К несчастью, у меня не сохранились эти письма, и я не знаю, где и у кого они. Но хорошо помню их содержание и то, что из-за них произошло. Произошла же невероятная ссора. У отца было много недостатков, и я первая не собираюсь их замалчивать – что было, то было, и как было, так оно и было. Ни из сказки, ни из жизни слова не выкинешь. Но у отца были и достоинства. И прежде всего он был прямой человек: ни с самим собой, ни со своими друзьями компромиссов не терпел. Горький уговорил нас уехать, и тот же Горький зовёт теперь обратно! Отец буквально рассвирепел и заявил, что с этого момента Горький перестал для него существовать – как друг, как писатель, как человек. Для Шаляпина Горький стал пустотой. Не помогла даже мать. Не в том, конечно, чтобы послушаться и вернуться. Сама мысль о возвращении в большевистскую Россию не вмещалась в её голове: «Мой труп везите, а живой не поеду ни за что!» Она, кроме того, была совершенно уверена, что, если бы Шаляпин вернулся, его бы там месяца через два-три непременно повесили. Но она не хотела, чтобы отец так жестоко судил Горького. Ведь он всё же был моим крёстным отцом. А может быть, его заставили? Может быть, даже за него написали, а ему дали только подписать? Но отец оставался непреклонен. Он считал Горького своим другом и простить ему не мог. Кажется, это произошло в 1927–28 году.
Теперь я знаю, что в Советском Союзе прославляют и превозносят Шаляпина, хотят перевезти его прах. Но им придётся подождать. Перевезут лишь тогда, когда русские люди снова задышат свободно и чистым воздухом.
Несколько месяцев спустя такое же предложение вернуться отец получил от полпреда Литвинова.
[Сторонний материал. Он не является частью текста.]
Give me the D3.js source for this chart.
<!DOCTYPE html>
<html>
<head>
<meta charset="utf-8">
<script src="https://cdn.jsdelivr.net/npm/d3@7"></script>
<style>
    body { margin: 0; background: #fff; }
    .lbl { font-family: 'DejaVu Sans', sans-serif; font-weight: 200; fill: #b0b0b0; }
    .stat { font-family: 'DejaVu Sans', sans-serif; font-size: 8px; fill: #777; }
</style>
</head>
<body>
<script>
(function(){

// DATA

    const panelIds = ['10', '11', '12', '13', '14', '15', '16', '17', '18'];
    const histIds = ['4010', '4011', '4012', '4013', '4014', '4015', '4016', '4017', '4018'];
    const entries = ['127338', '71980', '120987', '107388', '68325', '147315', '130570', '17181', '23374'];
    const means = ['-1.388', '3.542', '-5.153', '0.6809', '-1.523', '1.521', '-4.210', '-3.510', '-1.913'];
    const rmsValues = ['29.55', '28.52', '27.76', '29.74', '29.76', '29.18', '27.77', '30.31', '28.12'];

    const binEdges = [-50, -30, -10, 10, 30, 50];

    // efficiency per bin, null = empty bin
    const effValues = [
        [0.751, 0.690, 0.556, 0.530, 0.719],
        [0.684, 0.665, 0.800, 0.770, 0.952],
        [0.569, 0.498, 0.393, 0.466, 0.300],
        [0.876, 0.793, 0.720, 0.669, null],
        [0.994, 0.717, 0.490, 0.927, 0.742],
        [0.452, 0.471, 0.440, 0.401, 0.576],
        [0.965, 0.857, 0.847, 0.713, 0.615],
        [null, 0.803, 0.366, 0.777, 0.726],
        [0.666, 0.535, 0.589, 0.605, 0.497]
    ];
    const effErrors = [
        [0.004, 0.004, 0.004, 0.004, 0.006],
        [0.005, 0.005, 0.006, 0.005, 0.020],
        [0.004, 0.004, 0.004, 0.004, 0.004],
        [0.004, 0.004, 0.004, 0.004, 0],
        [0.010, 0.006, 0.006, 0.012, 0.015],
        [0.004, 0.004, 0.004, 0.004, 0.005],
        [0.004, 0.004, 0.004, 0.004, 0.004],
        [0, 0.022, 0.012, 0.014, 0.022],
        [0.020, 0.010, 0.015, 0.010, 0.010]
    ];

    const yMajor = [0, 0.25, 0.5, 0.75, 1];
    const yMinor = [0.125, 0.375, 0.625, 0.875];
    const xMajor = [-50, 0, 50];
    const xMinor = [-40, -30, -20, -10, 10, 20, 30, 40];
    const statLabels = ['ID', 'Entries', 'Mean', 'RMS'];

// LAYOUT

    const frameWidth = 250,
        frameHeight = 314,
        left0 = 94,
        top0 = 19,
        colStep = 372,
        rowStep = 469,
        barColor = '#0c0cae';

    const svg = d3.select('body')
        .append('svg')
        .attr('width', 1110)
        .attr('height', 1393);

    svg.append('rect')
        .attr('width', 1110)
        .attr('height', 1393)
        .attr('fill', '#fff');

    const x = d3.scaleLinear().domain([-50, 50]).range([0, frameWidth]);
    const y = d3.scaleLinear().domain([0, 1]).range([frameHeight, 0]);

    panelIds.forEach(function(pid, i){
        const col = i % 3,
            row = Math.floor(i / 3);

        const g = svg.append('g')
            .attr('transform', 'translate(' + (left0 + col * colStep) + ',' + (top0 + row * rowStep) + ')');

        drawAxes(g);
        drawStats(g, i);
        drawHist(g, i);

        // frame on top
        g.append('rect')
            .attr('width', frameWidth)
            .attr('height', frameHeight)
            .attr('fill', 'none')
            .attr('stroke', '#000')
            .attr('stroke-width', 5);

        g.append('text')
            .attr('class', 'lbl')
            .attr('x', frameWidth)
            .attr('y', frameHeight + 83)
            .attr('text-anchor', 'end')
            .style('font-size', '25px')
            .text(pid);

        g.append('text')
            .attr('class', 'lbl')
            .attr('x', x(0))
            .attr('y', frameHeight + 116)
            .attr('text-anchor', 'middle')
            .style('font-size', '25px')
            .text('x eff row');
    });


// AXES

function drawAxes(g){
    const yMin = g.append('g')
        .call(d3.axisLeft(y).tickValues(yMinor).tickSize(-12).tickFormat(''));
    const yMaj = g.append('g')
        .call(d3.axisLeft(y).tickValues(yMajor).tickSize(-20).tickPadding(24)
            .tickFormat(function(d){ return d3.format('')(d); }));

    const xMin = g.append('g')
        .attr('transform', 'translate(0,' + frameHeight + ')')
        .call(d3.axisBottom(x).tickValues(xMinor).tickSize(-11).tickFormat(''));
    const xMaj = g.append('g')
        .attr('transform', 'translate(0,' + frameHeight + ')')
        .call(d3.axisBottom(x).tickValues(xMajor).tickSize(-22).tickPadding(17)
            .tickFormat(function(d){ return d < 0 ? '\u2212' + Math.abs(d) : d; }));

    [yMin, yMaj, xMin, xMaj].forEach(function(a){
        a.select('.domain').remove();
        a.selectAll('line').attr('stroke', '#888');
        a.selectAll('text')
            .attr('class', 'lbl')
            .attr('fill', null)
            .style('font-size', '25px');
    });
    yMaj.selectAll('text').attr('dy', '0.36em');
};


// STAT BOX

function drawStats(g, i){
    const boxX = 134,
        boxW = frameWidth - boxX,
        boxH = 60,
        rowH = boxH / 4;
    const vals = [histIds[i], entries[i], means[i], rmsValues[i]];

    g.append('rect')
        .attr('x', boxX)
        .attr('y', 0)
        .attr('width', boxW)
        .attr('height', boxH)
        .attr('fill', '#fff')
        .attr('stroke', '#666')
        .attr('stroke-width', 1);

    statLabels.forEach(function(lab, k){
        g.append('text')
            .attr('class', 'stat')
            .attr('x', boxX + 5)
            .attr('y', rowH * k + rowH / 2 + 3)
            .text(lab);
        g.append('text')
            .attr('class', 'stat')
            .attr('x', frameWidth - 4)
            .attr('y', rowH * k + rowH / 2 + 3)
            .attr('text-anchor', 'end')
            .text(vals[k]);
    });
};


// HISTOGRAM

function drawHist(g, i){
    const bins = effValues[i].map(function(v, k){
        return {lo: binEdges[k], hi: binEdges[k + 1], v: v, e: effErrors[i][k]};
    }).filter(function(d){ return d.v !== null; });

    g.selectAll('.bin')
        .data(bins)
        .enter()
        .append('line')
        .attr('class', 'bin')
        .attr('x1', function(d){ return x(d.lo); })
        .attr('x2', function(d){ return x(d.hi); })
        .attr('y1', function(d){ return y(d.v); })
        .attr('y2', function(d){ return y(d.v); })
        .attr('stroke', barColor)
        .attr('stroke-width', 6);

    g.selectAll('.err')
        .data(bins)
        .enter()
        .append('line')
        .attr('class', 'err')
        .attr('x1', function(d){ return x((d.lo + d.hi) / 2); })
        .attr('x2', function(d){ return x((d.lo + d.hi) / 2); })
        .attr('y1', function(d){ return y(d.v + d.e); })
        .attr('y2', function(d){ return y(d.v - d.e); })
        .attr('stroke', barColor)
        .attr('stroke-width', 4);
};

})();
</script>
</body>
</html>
Но Литвинов нашим другом никогда не был, и отец ответил ему вежливым отказом: никак не могу этого сделать, концерты, контракты – туда на шесть месяцев, сюда на два года…
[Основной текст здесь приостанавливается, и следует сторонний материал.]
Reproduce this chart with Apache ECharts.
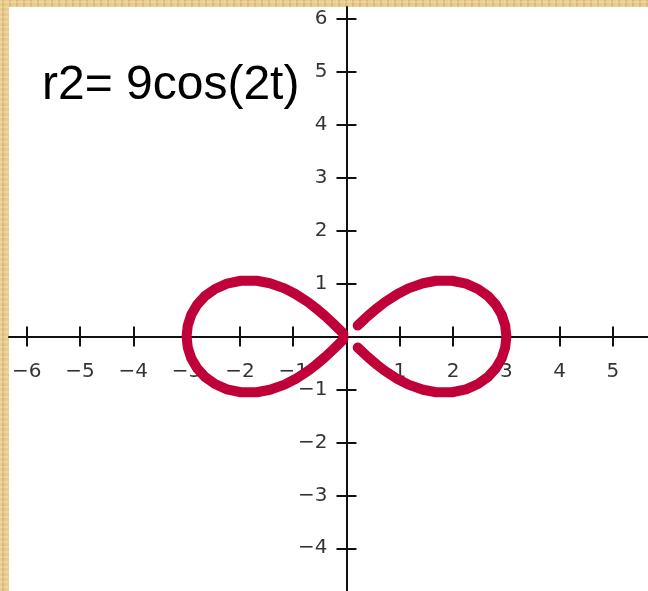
<!DOCTYPE html>
<html>
<head>
<meta charset="utf-8">
<title>r2= 9cos(2t)</title>
<script src="https://cdn.jsdelivr.net/npm/echarts@6/dist/echarts.min.js"></script>
<style>
  html, body { margin: 0; padding: 0; }
  body {
    width: 648px; height: 591px; overflow: hidden;
    background-color: #e5c688;
    background-image:
      repeating-linear-gradient(90deg, rgba(255,240,200,0.25) 0 2px, rgba(190,150,80,0.18) 2px 4px, rgba(255,235,190,0.2) 4px 7px),
      repeating-linear-gradient(0deg, rgba(200,160,90,0.15) 0 3px, rgba(255,240,205,0.2) 3px 5px);
  }
  #paper { position: absolute; left: 9px; top: 7px; width: 639px; height: 584px; background: #ffffff; }
  #chart { position: absolute; left: 0; top: 0; width: 648px; height: 591px; }
</style>
</head>
<body>
<div id="paper"></div>
<div id="chart"></div>
<script>
// Visible window of the plane
const xRange = [-6.332, 5.657];
const yRange = [-4.807, 6.224];

// Tick marks and labels on each axis
const xTicks = [-6, -5, -4, -3, -2, -1, 1, 2, 3, 4, 5];
const yTicks = [-4, -3, -2, -1, 1, 2, 3, 4, 5, 6];

const titleText = 'r2= 9cos(2t)';

// Left loop of the lemniscate, traced from the crossing point
const leftLobe = [
  [-0.06, 0.06], [-0.252, 0.249], [-0.403, 0.389], [-0.580, 0.540], [-0.721, 0.649],
  [-0.958, 0.804], [-1.163, 0.909], [-1.437, 1.006], [-1.684, 1.053], [-1.981, 1.053],
  [-2.242, 0.998], [-2.467, 0.898], [-2.656, 0.762], [-2.805, 0.596], [-2.913, 0.409],
  [-2.978, 0.208], [-3.000, 0.000], [-2.978, -0.208], [-2.913, -0.409], [-2.805, -0.596],
  [-2.656, -0.762], [-2.467, -0.898], [-2.242, -0.998], [-1.981, -1.053], [-1.684, -1.053],
  [-1.437, -1.006], [-1.163, -0.909], [-0.958, -0.804], [-0.721, -0.649], [-0.580, -0.540],
  [-0.403, -0.389], [-0.252, -0.249], [-0.06, -0.06], [-0.06, 0.06]
];

// Right loop, open near the crossing point
const rightLobe = [
  [0.21, 0.208], [0.403, 0.389], [0.580, 0.540], [0.721, 0.649], [0.958, 0.804],
  [1.163, 0.909], [1.437, 1.006], [1.684, 1.053], [1.981, 1.053], [2.242, 0.998],
  [2.467, 0.898], [2.656, 0.762], [2.805, 0.596], [2.913, 0.409], [2.978, 0.208],
  [3.000, 0.000], [2.978, -0.208], [2.913, -0.409], [2.805, -0.596], [2.656, -0.762],
  [2.467, -0.898], [2.242, -0.998], [1.981, -1.053], [1.684, -1.053], [1.437, -1.006],
  [1.163, -0.909], [0.958, -0.804], [0.721, -0.649], [0.580, -0.540], [0.403, -0.389],
  [0.21, -0.208]
];

const axisColor = '#111';
const labelFont = { fontFamily: 'DejaVu Sans', fontSize: 20, color: '#000' };
const fmt = v => (v < 0 ? '\u2212' + (-v) : String(v));

// Two axes per direction so that each tick mark crosses the axis line
function xAxisDef(pos, withLine, zeroIdx) {
  return {
    type: 'value', position: pos, min: xRange[0], max: xRange[1],
    splitLine: { show: false },
    axisLine: { show: withLine, onZero: true, onZeroAxisIndex: zeroIdx, lineStyle: { color: axisColor, width: 2 } },
    axisTick: { show: true, length: 10, customValues: xTicks, lineStyle: { color: axisColor, width: 2 } },
    axisLabel: { show: false }
  };
}
function yAxisDef(pos, withLine, zeroIdx) {
  return {
    type: 'value', position: pos, min: yRange[0], max: yRange[1],
    splitLine: { show: false },
    axisLine: { show: withLine, onZero: true, onZeroAxisIndex: zeroIdx, lineStyle: { color: axisColor, width: 2 } },
    axisTick: { show: true, length: 10, customValues: yTicks, lineStyle: { color: axisColor, width: 2 } },
    axisLabel: { show: false }
  };
}

const curveStyle = { color: '#bf0039', width: 10, cap: 'round', join: 'round' };

const chart = echarts.init(document.getElementById('chart'), null, { renderer: 'canvas' });
chart.setOption({
  animation: false,
  backgroundColor: 'transparent',
  grid: { left: 9, top: 7, right: 0, bottom: 0, show: false, outerBoundsMode: 'none' },
  xAxis: [xAxisDef('bottom', true, 0), xAxisDef('top', false, 1)],
  yAxis: [yAxisDef('left', true, 0), yAxisDef('right', false, 1)],
  graphic: [{
    type: 'text', left: 42, top: 62, z: 10,
    style: { text: titleText, fontFamily: 'Liberation Sans', fontSize: 48, fill: '#000' }
  }],
  series: [
    { type: 'line', data: leftLobe, showSymbol: false, symbol: 'none', lineStyle: curveStyle, clip: true, z: 5 },
    { type: 'line', data: rightLobe, showSymbol: false, symbol: 'none', lineStyle: curveStyle, clip: true, z: 5 },
    {
      // numbers under the horizontal axis
      type: 'scatter', data: xTicks.map(v => [v, 0]), symbolSize: 0, silent: true, z: 3,
      label: Object.assign({ show: true, position: 'bottom', distance: 25, formatter: p => fmt(p.value[0]) }, labelFont)
    },
    {
      // numbers left of the vertical axis
      type: 'scatter', data: yTicks.map(v => [0, v]), symbolSize: 0, silent: true, z: 3,
      label: Object.assign({ show: true, position: 'left', distance: 19, formatter: p => fmt(p.value[1]) }, labelFont)
    }
  ]
});
</script>
</body>
</html>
В нашей семье мать была «регулятором», следила за тем, чтобы всё шло ровно и гладко, вот точно так, как зимой за температурой в нашем доме следит термостат. Например, все письма распечатывала она, и вовсе не из-за каких-то «ревнивых подозрений», а просто для того, чтобы отцу не попадались на глаза те из них, что могли быть неприятными – счета, протесты, жалобы и т. д. «Приятные» письма откладывались в одну сторону, а «неприятные» – в другую. Но самое замечательное – что отец всё великолепно знал, но, любя мать, охотно доставлял ей это, по его убеждению, большое удовольствие. Иногда он всё же спрашивал: «А где же, Маша, другие письма? Ведь я их иногда тоже читаю. Впрочем, если игра так уж тебе нравится – продолжай, я ничего не имею против». Мамуля не смущалась и продолжала. Она вообще очень редко смущалась, не выходила из себя, не повышала голоса. Но раз и она не выдержала, и такого взрыва я никогда больше не видела и не могла даже предположить, что такое может случиться. Это вышло с Кёнигсбергами. Такие у нас были друзья, антиквары Кёнигсберги: он – полуеврей, она – староверка. Отец любил заходить к ним в магазин и покупать там старинные вещи: картины, мебель, фарфор. Сам Кёнигсберг был милым и обстоятельным человеком, но, к несчастью, любил выпивать, и выпивал крепко. Я даже подозреваю, что он был настоящим алкоголиком, а отец всегда был не прочь угостить его и давал ему всё, что тот просил, – шаляпинский погреб был на все вкусы.
И вот как-то раз, желая побаловать Кёнигсберга, он достал бутылку драгоценного настоящего наполеоновского арманьяка. По всей вероятности, антиквар был уже навеселе, потому что, вместо того, чтобы благоговейно дегустировать драгоценный напиток, он залпом осушил свою рюмку. Отец побледнел, покраснел, позеленел и, не обращая внимания на присутствующих, стал на него орать: «Какая же ты скотина!» И так его, и сяк, и всё на «ты», и всё «скотина» – его самое любимое бранное слово, которое он мог позволить себе при детях. И вот тут-то всё и разразилось. Мать с такой силой ударила кулаком по столу, что все сразу замолчали. Даже отец остолбенел, а бедный Кёнигсберг, наверное, сразу же протрезвел. Прошло несколько напряжённых мгновений, и разговор возобновился, об инциденте никто не вспоминал: ведь отец так же быстро потухал, как и загорался. Разрыва отношений с Кёнигсбергом не произошло. Вот только у матери на руке возле ладони на две недели остались синяки, и мы втихомолку над ней подтрунивали.